In a world of plenty, all children should be given a fighting chance to live to see their fifth birthday. It will take the commitment of the United States and the global community at all levels to help these children survive and thrive. The good news is that many stakeholders are already uniting together under the common goal of saving these young lives.

Global Partnerships: Promoting Attention and Action

In 2000, the United States joined 188 other member nations of the United Nations pledging to reduce child deaths worldwide by two-thirds before 2015. This pledge was part of the Millennium Development Goals. World leaders will hold a summit this September to review progress since these goals were adopted. Regrettably, the world is not on track to meet the child survival goal. Action is needed now if we hope to get on track.

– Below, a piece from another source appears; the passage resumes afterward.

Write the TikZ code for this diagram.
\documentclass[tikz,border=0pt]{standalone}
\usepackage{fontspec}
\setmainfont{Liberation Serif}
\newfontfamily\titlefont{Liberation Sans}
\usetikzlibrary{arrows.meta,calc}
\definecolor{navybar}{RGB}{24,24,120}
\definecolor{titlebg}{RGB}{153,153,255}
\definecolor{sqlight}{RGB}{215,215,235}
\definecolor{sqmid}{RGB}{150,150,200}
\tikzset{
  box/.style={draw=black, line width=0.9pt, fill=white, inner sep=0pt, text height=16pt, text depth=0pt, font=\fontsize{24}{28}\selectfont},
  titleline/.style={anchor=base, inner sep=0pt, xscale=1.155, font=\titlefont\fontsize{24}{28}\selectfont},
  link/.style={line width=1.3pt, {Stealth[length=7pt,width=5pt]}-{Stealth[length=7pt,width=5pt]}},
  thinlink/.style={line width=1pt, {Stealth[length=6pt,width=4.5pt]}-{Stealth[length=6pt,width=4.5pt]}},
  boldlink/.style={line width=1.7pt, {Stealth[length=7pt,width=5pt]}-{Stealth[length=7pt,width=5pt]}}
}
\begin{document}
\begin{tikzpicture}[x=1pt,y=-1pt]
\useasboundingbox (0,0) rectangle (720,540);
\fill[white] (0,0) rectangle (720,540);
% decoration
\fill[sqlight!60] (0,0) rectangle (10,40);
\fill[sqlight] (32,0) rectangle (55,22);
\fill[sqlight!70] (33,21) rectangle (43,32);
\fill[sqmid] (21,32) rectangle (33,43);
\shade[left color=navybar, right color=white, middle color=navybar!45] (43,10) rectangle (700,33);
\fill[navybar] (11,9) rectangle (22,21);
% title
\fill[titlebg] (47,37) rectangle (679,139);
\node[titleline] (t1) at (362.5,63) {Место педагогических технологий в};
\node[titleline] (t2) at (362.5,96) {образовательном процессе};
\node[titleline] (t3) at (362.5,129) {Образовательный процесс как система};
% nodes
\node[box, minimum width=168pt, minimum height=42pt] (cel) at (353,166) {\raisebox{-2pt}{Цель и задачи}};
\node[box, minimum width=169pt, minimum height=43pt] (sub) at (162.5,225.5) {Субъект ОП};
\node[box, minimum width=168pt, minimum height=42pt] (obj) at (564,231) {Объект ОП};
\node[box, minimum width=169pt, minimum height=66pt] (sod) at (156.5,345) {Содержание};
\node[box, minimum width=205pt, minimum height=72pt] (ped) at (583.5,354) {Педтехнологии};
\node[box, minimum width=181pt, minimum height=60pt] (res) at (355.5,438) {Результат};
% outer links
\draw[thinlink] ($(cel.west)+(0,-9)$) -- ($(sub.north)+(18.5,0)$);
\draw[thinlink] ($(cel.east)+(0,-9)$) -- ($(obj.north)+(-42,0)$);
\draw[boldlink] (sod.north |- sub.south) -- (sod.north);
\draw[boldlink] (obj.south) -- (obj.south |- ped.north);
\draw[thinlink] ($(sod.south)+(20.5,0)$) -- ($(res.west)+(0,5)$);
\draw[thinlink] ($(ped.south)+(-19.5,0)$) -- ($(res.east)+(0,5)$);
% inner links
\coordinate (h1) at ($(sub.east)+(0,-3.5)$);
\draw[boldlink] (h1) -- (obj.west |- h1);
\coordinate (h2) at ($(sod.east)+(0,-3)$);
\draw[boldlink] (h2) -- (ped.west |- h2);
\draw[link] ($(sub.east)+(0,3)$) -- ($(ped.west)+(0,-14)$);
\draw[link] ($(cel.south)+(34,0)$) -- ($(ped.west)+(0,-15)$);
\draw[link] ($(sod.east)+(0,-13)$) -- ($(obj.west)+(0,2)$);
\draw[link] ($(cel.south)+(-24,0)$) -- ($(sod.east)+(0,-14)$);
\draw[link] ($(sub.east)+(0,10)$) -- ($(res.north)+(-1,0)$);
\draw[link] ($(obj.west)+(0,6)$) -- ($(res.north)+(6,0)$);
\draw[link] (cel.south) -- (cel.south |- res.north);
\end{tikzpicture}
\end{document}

Steps are being taken this week in New Delhi , India to help countries meet their goal. The Government of India, the Partnership for Safe Motherhood and Newborn Health, the Healthy Newborn Partnership – led by Save the Children - and the Child Survival Partnership are convening a meeting to bring together ministers of health from Bangladesh, Bolivia, Cambodia, Ethiopia, India, Mali, Mozambique, Nepal, Pakistan, Tanzania and Uganda and representatives of international agencies, development partners, civil society and other stakeholders in a shared effort to mobilize new commitments and action for improving maternal, newborn and child health. The gathering is expected to spur greater national and international investment in maternal, newborn and child health and lead to the development and implementation of regional and country specific action plans in the coming months. These plans will build on progress already made by many countries that are working to reduce maternal and child deaths.

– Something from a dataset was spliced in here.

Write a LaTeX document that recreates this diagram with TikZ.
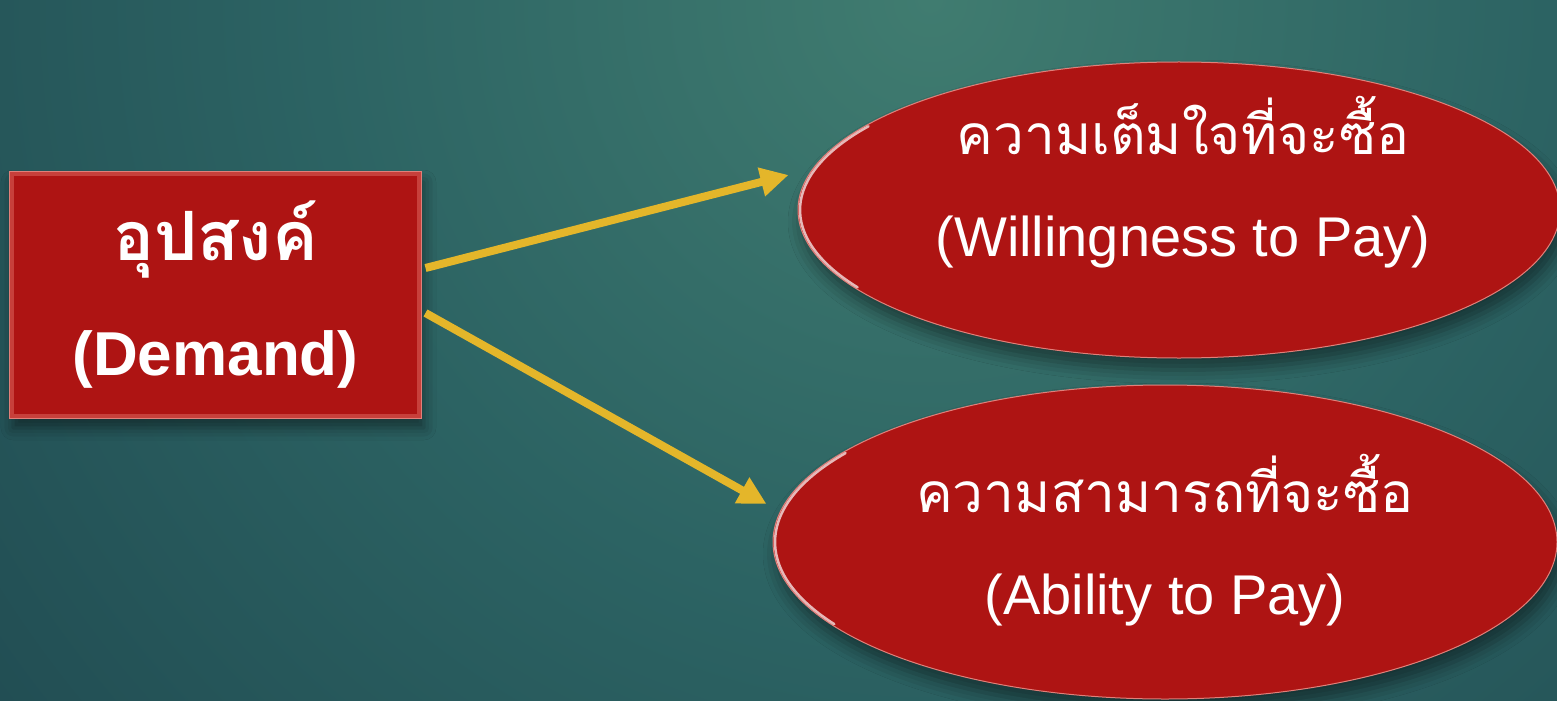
\documentclass[tikz,border=0pt]{standalone}
\usepackage{fontspec}
\setmainfont{Liberation Sans}
\newfontfamily\thaifont[Script=Thai]{Loma}
\usetikzlibrary{arrows.meta,positioning,shapes.geometric,shadows.blur}
\definecolor{bglight}{HTML}{407C70}
\definecolor{bgmid}{HTML}{2C6363}
\definecolor{bgdark}{HTML}{1A3E48}
\definecolor{demandred}{HTML}{AE1413}
\definecolor{bevelred}{HTML}{C7403B}
\definecolor{rimred}{HTML}{E0807A}
\definecolor{arrowgold}{HTML}{E4B62A}
\pgfdeclareradialshading{tealglow}{\pgfpoint{0bp}{0bp}}{color(0bp)=(bglight); color(7bp)=(bgmid); color(18bp)=(bgdark); color(50bp)=(bgdark)}

\begin{document}
\begin{tikzpicture}[x=1bp, y=1bp,
    demandbox/.style={rectangle, fill=demandred, draw=rimred, line width=1bp,
      minimum width=411bp, minimum height=246bp, inner sep=0pt, align=center,
      text=white, font=\fontsize{62bp}{115bp}\selectfont\bfseries,
      blur shadow={shadow xshift=3bp, shadow yshift=-10bp, shadow blur radius=12bp, shadow opacity=45},
      path picture={\draw[bevelred, line width=9bp] (path picture bounding box.south west) rectangle (path picture bounding box.north east);}},
    oval/.style={ellipse, fill=demandred, draw=rimred, line width=1bp, inner sep=0pt,
      blur shadow={shadow xshift=4bp, shadow yshift=-12bp, shadow blur radius=14bp, shadow opacity=45}},
    ovaltext/.style={align=center, text=white, inner sep=0pt,
      font=\fontsize{56bp}{102bp}\selectfont},
    pusharrow/.style={-{Triangle[length=28bp, width=28bp]}, line width=8bp, color=arrowgold},
    rim/.style={white, opacity=.7, line width=2.5bp, line cap=round}
]
\useasboundingbox (0,0) rectangle (1557,-701);

% background
\begin{scope}
  \clip (0,0) rectangle (1557,-701);
  \shade[shading=tealglow] (930,0) circle (2200);
\end{scope}

% nodes
\node[demandbox] (demand) at (215.5,-295) {{\thaifont\fontsize{68bp}{115bp}\selectfont อุปสงค์}\\(Demand)};
\node[oval, minimum width=762bp, minimum height=296bp] (wtp) at (1179,-210) {};
\node[oval, minimum width=784bp, minimum height=314bp] (atp) at (1165,-542) {};
\node[ovaltext] (wtptext) at ([xshift=4bp, yshift=28bp]wtp.center)
  {{\thaifont\fontsize{55bp}{102bp}\selectfont ความเต็มใจที่จะซื้อ}\\(Willingness to Pay)};
\node[ovaltext] (atptext) at ([yshift=2bp]atp.center)
  {{\thaifont\fontsize{55bp}{102bp}\selectfont ความสามารถที่จะซื้อ}\\(Ability to Pay)};

% glossy rims
\draw[rim] ([shift={(145:379 and 146)}]wtp.center) arc[start angle=145, end angle=212, x radius=379, y radius=146];
\draw[rim] ([shift={(145:390 and 155)}]atp.center) arc[start angle=145, end angle=212, x radius=390, y radius=155];

% arrows
\draw[pusharrow] ([shift={(4,27)}]demand.east) -- ([shift={(-9,35)}]wtp.west);
\draw[pusharrow] ([shift={(4,-18)}]demand.east) -- ([shift={(-6,38)}]atp.west);

\end{tikzpicture}
\end{document}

U.S. Partnerships: Gaining Grassroots Support

Americans consistently rank child survival in poor countries as a top priority of U.S. foreign policy. Yet U.S. foreign assistance for child survival and maternal health remained stagnant between 1997 and 2003, while the numbers of children under 5 and the numbers of young women in their reproductive years increased.

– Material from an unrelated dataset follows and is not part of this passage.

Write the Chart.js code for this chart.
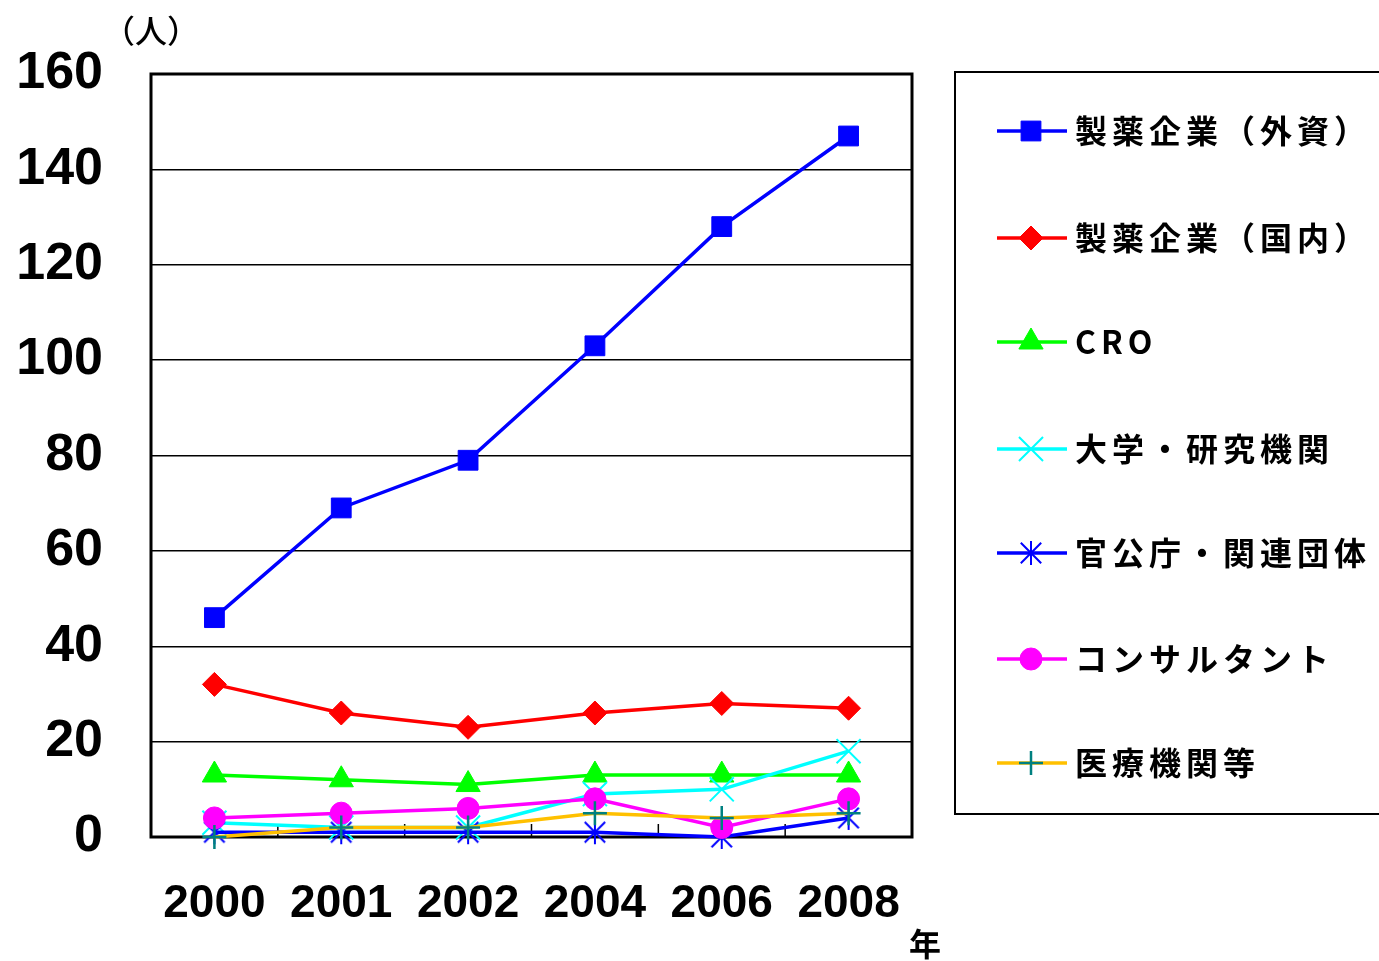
<!DOCTYPE html>
<html>
<head>
<meta charset="utf-8">
<script src="https://cdn.jsdelivr.net/npm/chart.js@4"></script>
<style>
html,body{margin:0;padding:0;background:#fff;}
#wrap{width:1379px;height:961px;position:relative;}
</style>
</head>
<body>
<div id="wrap"><canvas id="c" width="1379" height="961"></canvas></div>
<script>
const categories = ['2000','2001','2002','2004','2006','2008'];
const seriesNames = ['製薬企業（外資）','製薬企業（国内）','CRO','大学・研究機関','官公庁・関連団体','コンサルタント','医療機関等'];
const foreignPharma = [46, 69, 79, 103, 128, 147];
const domesticPharma = [32, 26, 23, 26, 28, 27];
const cro = [13, 12, 11, 13, 13, 13];
const university = [3, 2, 2, 9, 10, 18];
const government = [1, 1, 1, 1, 0, 4];
const consultant = [4, 5, 6, 8, 2, 8];
const medical = [0, 2, 2, 5, 4, 5];
const yTicks = [0, 20, 40, 60, 80, 100, 120, 140, 160];

// asterisk marker (vertical + X)
function makeAsterisk(color, size, lw){
  const c = document.createElement('canvas');
  c.width = size; c.height = size;
  const g = c.getContext('2d');
  g.strokeStyle = color; g.lineWidth = lw; g.lineCap = 'butt';
  const h = size/2, r = size/2 - 1;
  g.beginPath();
  g.moveTo(h, h - r); g.lineTo(h, h + r);
  g.moveTo(h - r*0.85, h - r*0.85); g.lineTo(h + r*0.85, h + r*0.85);
  g.moveTo(h + r*0.85, h - r*0.85); g.lineTo(h - r*0.85, h + r*0.85);
  g.stroke();
  return c;
}
const asterisk = makeAsterisk('#0000FF', 26, 2);

const seriesData = [foreignPharma, domesticPharma, cro, university, government, consultant, medical];
const styles = [
  {line:'#0000FF', pt:'#0000FF', ptBorder:'#0000FF', style:'rect', r:14, bw:1},
  {line:'#FF0000', pt:'#FF0000', ptBorder:'#FF0000', style:'rectRot', r:12, bw:1},
  {line:'#00FF00', pt:'#00FF00', ptBorder:'#00FF00', style:'triangle', r:14, bw:1},
  {line:'#00FFFF', pt:'#00FFFF', ptBorder:'#00FFFF', style:'crossRot', r:17, bw:2},
  {line:'#0000FF', pt:'#0000FF', ptBorder:'#0000FF', style:asterisk, r:13, bw:2},
  {line:'#FF00FF', pt:'#FF00FF', ptBorder:'#FF00FF', style:'circle', r:11, bw:1},
  {line:'#FFC000', pt:'#008080', ptBorder:'#008080', style:'cross', r:12, bw:2.5}
];

const datasets = seriesNames.map((name, i) => ({
  label: name,
  data: seriesData[i],
  borderColor: styles[i].line,
  backgroundColor: styles[i].pt,
  pointBackgroundColor: styles[i].pt,
  pointBorderColor: styles[i].ptBorder,
  pointBorderWidth: styles[i].bw,
  pointStyle: styles[i].style,
  pointRadius: styles[i].r,
  pointHoverRadius: styles[i].r,
  borderWidth: 3.5,
  tension: 0,
  clip: false,
  order: seriesNames.length - i
}));

const framePlugin = {
  id: 'frame',
  beforeDatasetsDraw(chart){
    const {ctx, chartArea:a} = chart;
    ctx.save();
    ctx.strokeStyle = '#000'; ctx.lineWidth = 1.5;
    const step = (a.right - a.left) / categories.length;
    for (let i = 1; i < categories.length; i++){
      const px = a.left + step * i;
      ctx.beginPath(); ctx.moveTo(px, a.bottom); ctx.lineTo(px, a.bottom - 13); ctx.stroke();
    }
    ctx.lineWidth = 3;
    ctx.strokeRect(a.left, a.top, a.right - a.left, a.bottom - a.top);
    ctx.restore();
  },
  afterDraw(chart){
    const {ctx} = chart;
    ctx.save();
    ctx.fillStyle = '#000';
    ctx.textBaseline = 'middle';
    ctx.textAlign = 'left';
    ctx.font = '500 32px "Noto Sans CJK JP"';
    ctx.fillText('（人）', 103, 31);
    ctx.font = 'bold 32px "Noto Sans CJK JP"';
    ctx.fillText('年', 909, 944);
    // legend box
    ctx.strokeStyle = '#000'; ctx.lineWidth = 2;
    ctx.strokeRect(955, 72, 500, 742);
    const ys = [131, 238, 342, 449, 553, 659, 763];
    chart.data.datasets.forEach((ds, i) => {
      const y = ys[i];
      ctx.strokeStyle = ds.borderColor; ctx.lineWidth = 3.5;
      ctx.beginPath(); ctx.moveTo(997, y); ctx.lineTo(1067, y); ctx.stroke();
      ctx.fillStyle = ds.pointBackgroundColor;
      ctx.strokeStyle = ds.pointBorderColor;
      ctx.lineWidth = ds.pointBorderWidth;
      Chart.helpers.drawPoint(ctx, {
        pointStyle: ds.pointStyle, radius: ds.pointRadius, rotation: 0,
        borderWidth: ds.pointBorderWidth
      }, 1031, y);
      ctx.fillStyle = '#000';
      ctx.font = 'bold 32px "Noto Sans CJK JP"';
      ctx.letterSpacing = '5px';
      ctx.textBaseline = 'middle';
      ctx.fillText(ds.label, 1075, y);
      ctx.letterSpacing = '0px';
    });
    ctx.restore();
  }
};

new Chart(document.getElementById('c'), {
  type: 'line',
  data: { labels: categories, datasets },
  options: {
    responsive: false,
    animation: false,
    devicePixelRatio: 1,
    layout: { padding: { top: 74, right: 467, left: 0, bottom: 0 } },
    plugins: { legend: { display: false }, tooltip: { enabled: false } },
    scales: {
      x: {
        offset: true,
        grid: { display: false, drawTicks: false },
        border: { display: false },
        ticks: { color: '#000', font: { family: '"Liberation Sans", Arial', size: 46, weight: 'bold' }, padding: 40, maxRotation: 0 },
        afterFit(s){ s.height = 124; s.paddingLeft = 0; s.paddingRight = 0; }
      },
      y: {
        min: 0, max: 160,
        afterBuildTicks(s){ s.ticks = yTicks.map(v => ({value: v})); },
        grid: { color: '#000', lineWidth: 1.5, drawTicks: false },
        border: { display: false },
        ticks: { color: '#000', font: { family: '"Liberation Sans", Arial', size: 52, weight: 'bold' }, padding: 48 },
        afterFit(s){ s.width = 151; s.paddingTop = 0; s.paddingBottom = 0; }
      }
    }
  },
  plugins: [framePlugin]
});
</script>
</body>
</html>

The unprecedented U.S. response to the December 26 tsunami in South Asia illustrates the power of what individuals, groups and communities can do to change the lives of children and their families. Several efforts are underway to make use of this power to prevent millions of needless child deaths worldwide.

  • The multimedia project on global health Rx for Survival - A Global Health Challenge announced today by WGBH Boston and Vulcan Productions, in partnership with PBS, TIME magazine, and The Penguin Press, will bring pressing global health issues into the homes of millions of Americans. But even these media partners realize that increasing U.S. public awareness on global health issues alone won’t save young lives unless you marry awareness with action. In an effort to mobilize a potential audience of 100 million Americans through the combined media partnership and offer viewers and readers actions they can take in their own homes and communities, an outreach campaign on child survival – Rx for Child Survival - will be launched in June. Save the Children is a key partner in this outreach campaign.

  • The U.S. Coalition for Child Survival www.child-survival.org is a collaboration of 180 organizations and individuals united to strengthen U.S. and global commitment to improve the health and survival of children in developing countries. David Oot, Save the Children’s Director of Health, chairs the coalition, which advocates for increased U.S. government, private and multi-lateral funding for child and maternal health and survival.
  • Save the Children has joined with other humanitarian organizations in the ONE campaign www.onecampaign.org to mobilize Americans to call on their leaders to make the changes necessary to provide hope and opportunity for the world's poorest children and guarantee their very survival. Americans are asked to show their support by signing the ONE Declaration.

This World Health Day, we are reminded that the solutions to saving children’s lives exist and are within reach, and we have the power – globally, nationally, locally – to help these children survive. So, what are we waiting for?